Fast forward one week.
Now we see that there is a problem in GnuTLS which by some accounts is far worse. But, where is the outcry this time?
A vulnerability was discovered that affects the certificate verification functions of all gnutls versions. A specially crafted certificate could bypass certificate validation checks. The vulnerability was discovered during an audit of GnuTLS for Red Hat.
Where is the outrage? How long was this problem in place? I wondered this and I started doing some digging.
From the Open LDAP mailing list we find this,
Looking across more of their APIs, I see that the code makes liberal use of strlen and strcat, when it needs to be using counted-length data blobs everywhere. In short, the code is fundamentally broken; most of its external and internal APIs are incapable of passing binary data without mangling it. The code is completely unsafe for handling binary data, and yet the nature of TLS processing is almost entirely dependent on secure handling of binary data.

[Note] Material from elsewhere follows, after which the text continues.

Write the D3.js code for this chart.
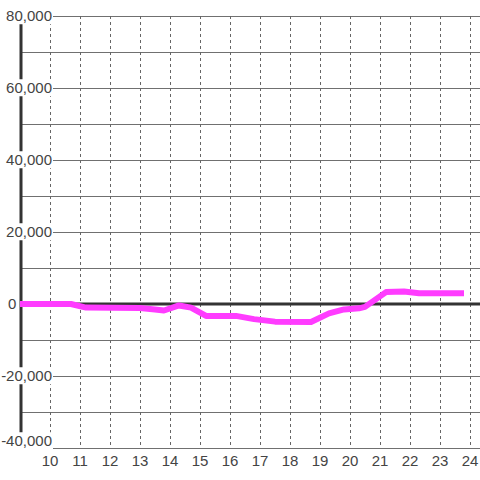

I strongly recommend that GnuTLS not be used. All of its APIs would need to be overhauled to correct its flaws and it's clear that the developers there are too naive and inexperienced to even understand that it's broken.
To put a fine point on it...this posting was from February 2008. There may even be other instances further back. This gets me wondering, are we not WAY overdue for code audits on security related projects?